GOAL:
Your job is to return the lines between the line holding "Recreate this image" and the line holding "or unreliable data", inclusive, exactly and with no pictures.

--- Start of MATERIAL PROVIDED ---

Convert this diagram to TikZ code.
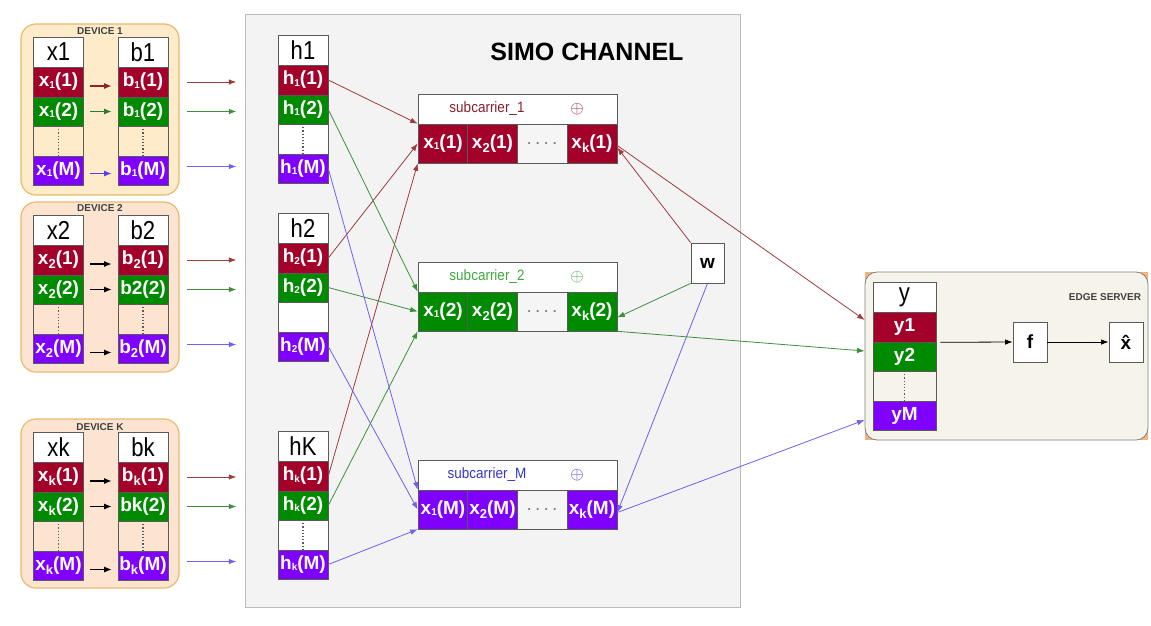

--- End of MATERIAL PROVIDED ---
--- Start of MATERIAL PROVIDED ---

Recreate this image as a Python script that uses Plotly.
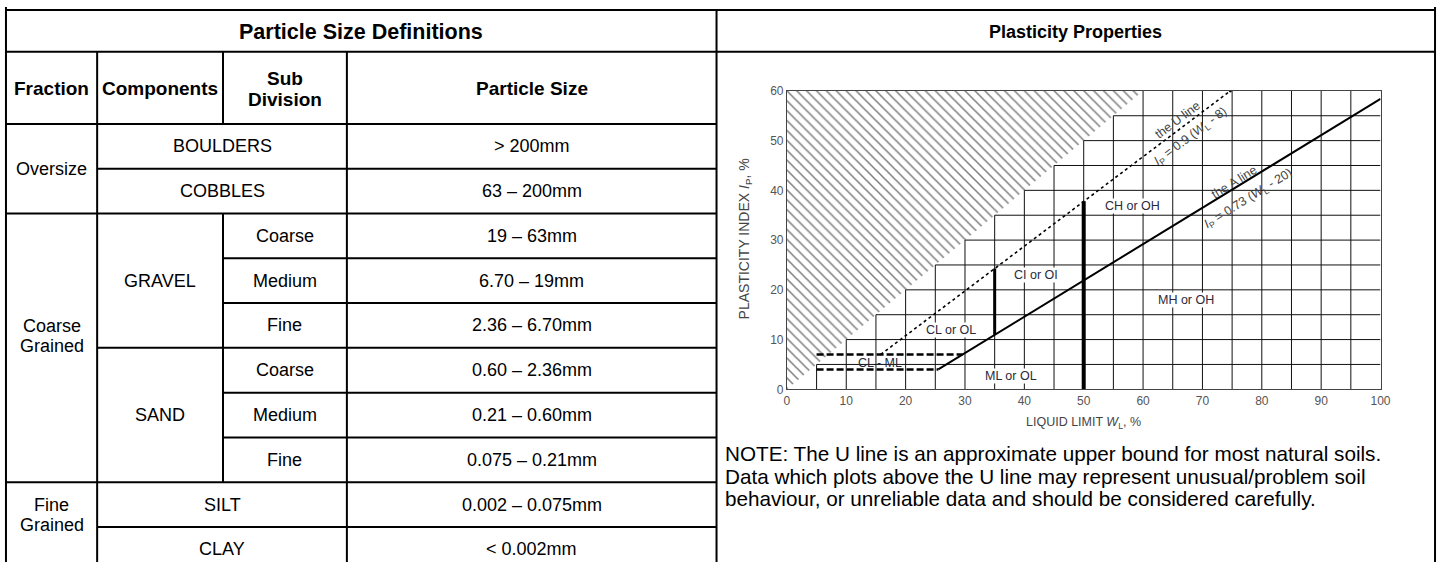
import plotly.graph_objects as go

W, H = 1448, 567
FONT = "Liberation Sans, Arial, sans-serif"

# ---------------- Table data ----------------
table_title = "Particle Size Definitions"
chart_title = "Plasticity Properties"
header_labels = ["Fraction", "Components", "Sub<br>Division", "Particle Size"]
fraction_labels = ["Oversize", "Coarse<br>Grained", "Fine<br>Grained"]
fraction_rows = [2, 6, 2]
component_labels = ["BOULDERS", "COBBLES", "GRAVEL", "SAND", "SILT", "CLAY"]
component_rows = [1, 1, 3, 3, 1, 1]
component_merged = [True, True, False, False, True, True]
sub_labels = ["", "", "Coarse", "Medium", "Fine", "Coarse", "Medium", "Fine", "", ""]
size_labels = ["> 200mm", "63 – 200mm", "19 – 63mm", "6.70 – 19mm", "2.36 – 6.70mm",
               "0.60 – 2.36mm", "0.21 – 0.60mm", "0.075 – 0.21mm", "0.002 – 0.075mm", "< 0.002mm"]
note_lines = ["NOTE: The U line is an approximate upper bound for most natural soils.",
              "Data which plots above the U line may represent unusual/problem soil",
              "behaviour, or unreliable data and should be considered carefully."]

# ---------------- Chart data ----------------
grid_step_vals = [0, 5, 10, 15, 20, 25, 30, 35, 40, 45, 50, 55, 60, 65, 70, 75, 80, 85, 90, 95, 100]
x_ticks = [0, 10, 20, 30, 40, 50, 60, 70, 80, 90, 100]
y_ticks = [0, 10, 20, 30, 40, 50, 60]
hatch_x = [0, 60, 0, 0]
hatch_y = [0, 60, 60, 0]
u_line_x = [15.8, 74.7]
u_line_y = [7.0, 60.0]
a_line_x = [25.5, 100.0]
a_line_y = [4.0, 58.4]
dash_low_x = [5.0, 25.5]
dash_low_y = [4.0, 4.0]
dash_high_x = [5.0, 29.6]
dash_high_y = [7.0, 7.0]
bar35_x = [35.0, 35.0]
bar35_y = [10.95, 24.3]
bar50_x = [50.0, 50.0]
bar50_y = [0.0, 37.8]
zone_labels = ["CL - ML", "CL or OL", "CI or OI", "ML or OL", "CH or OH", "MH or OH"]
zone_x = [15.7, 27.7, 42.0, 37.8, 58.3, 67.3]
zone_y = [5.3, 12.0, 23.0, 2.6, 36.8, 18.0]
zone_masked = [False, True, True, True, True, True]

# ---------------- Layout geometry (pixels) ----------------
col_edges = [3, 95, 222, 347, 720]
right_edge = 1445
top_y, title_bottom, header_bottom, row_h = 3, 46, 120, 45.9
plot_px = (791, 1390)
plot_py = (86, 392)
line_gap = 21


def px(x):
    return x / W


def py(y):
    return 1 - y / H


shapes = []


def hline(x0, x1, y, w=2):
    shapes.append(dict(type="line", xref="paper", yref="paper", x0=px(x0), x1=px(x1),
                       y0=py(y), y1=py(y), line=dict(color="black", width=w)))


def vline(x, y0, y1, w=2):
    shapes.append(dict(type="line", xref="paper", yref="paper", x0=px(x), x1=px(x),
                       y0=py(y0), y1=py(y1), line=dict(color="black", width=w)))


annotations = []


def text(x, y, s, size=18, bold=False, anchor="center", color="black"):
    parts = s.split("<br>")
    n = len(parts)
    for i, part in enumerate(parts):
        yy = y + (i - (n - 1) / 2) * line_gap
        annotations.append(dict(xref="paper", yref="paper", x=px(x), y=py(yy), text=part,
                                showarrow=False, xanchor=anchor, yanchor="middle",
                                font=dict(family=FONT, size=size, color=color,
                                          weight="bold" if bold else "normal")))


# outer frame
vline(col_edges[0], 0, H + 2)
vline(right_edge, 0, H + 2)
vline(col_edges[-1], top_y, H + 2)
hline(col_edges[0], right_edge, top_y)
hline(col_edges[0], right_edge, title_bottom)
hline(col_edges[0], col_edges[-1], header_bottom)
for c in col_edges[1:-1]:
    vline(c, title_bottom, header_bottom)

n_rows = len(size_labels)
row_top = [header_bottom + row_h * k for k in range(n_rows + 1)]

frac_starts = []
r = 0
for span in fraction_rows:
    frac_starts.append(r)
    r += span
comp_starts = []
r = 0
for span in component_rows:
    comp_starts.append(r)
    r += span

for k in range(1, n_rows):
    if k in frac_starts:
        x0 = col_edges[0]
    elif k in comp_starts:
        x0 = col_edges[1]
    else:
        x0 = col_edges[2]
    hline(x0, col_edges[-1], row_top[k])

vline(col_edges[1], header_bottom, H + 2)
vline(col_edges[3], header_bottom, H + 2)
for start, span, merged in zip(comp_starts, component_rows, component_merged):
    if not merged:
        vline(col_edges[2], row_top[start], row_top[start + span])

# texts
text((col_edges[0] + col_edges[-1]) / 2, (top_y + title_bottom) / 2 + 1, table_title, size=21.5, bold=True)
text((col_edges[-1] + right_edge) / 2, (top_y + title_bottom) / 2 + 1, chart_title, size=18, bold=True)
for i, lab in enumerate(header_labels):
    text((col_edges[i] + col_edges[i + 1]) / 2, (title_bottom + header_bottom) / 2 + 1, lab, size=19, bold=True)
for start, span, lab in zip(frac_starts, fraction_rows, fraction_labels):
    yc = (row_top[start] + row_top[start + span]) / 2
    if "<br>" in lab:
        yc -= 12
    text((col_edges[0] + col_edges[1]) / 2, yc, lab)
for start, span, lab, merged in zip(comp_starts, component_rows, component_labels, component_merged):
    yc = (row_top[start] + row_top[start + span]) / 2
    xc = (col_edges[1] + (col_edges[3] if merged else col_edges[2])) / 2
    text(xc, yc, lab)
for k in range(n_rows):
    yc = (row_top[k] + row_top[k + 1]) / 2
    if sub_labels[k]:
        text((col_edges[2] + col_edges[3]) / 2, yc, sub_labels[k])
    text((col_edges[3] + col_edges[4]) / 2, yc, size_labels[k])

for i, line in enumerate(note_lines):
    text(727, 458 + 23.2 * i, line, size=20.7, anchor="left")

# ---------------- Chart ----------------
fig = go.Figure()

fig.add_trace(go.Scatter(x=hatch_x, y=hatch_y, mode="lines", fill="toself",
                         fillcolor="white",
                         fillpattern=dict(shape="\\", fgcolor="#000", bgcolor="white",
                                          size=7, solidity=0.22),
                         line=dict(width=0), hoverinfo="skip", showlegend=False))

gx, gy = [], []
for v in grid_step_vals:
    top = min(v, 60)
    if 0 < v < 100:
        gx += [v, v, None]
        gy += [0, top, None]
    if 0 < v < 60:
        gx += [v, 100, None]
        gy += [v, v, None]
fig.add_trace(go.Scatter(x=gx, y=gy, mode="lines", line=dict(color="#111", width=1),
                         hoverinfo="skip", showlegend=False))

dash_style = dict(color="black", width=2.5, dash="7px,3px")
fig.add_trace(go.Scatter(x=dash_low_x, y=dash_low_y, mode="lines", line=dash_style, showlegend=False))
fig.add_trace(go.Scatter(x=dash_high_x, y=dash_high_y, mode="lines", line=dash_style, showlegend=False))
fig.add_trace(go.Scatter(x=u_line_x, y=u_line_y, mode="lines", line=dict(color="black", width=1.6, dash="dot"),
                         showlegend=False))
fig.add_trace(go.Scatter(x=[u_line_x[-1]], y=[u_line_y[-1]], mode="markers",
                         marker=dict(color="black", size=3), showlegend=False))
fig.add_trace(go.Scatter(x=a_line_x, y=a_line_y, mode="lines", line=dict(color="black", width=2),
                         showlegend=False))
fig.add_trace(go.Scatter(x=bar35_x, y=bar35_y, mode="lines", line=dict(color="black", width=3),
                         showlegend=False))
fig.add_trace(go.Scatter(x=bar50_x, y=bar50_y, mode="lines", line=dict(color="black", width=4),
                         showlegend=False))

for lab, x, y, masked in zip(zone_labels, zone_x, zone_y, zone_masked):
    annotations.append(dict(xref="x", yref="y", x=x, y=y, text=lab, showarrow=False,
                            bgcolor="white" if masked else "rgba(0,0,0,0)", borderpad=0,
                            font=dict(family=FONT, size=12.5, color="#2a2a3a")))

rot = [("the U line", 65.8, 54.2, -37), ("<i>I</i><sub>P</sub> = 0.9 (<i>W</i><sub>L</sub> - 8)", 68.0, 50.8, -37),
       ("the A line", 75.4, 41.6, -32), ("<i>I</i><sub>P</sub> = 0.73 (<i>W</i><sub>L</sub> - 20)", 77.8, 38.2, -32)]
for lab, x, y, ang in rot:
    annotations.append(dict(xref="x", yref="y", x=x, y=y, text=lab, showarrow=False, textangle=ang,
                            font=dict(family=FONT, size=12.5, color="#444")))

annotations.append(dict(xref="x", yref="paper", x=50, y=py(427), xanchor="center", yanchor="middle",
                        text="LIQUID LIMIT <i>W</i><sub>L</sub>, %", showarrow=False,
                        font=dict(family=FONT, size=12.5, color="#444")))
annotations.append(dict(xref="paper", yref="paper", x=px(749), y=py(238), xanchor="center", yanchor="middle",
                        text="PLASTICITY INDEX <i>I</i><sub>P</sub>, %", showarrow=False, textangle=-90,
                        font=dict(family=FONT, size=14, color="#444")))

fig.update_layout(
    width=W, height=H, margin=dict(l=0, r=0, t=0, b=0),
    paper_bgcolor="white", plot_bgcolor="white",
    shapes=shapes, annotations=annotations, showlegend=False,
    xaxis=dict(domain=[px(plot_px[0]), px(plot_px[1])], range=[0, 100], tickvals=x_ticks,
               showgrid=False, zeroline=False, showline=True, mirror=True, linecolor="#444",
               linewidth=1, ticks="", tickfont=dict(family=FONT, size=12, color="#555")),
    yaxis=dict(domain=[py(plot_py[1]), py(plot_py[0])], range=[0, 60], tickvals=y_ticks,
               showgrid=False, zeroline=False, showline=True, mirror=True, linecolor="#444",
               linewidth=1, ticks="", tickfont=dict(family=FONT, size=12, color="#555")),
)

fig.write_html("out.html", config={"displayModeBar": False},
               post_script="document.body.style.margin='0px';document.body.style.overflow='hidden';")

--- End of MATERIAL PROVIDED ---

FINAL ANSWER:
Recreate this image as a Python script that uses Plotly.
import plotly.graph_objects as go

W, H = 1448, 567
FONT = "Liberation Sans, Arial, sans-serif"

# ---------------- Table data ----------------
table_title = "Particle Size Definitions"
chart_title = "Plasticity Properties"
header_labels = ["Fraction", "Components", "Sub<br>Division", "Particle Size"]
fraction_labels = ["Oversize", "Coarse<br>Grained", "Fine<br>Grained"]
fraction_rows = [2, 6, 2]
component_labels = ["BOULDERS", "COBBLES", "GRAVEL", "SAND", "SILT", "CLAY"]
component_rows = [1, 1, 3, 3, 1, 1]
component_merged = [True, True, False, False, True, True]
sub_labels = ["", "", "Coarse", "Medium", "Fine", "Coarse", "Medium", "Fine", "", ""]
size_labels = ["> 200mm", "63 – 200mm", "19 – 63mm", "6.70 – 19mm", "2.36 – 6.70mm",
               "0.60 – 2.36mm", "0.21 – 0.60mm", "0.075 – 0.21mm", "0.002 – 0.075mm", "< 0.002mm"]
note_lines = ["NOTE: The U line is an approximate upper bound for most natural soils.",
              "Data which plots above the U line may represent unusual/problem soil",
              "behaviour, or unreliable data and should be considered carefully."]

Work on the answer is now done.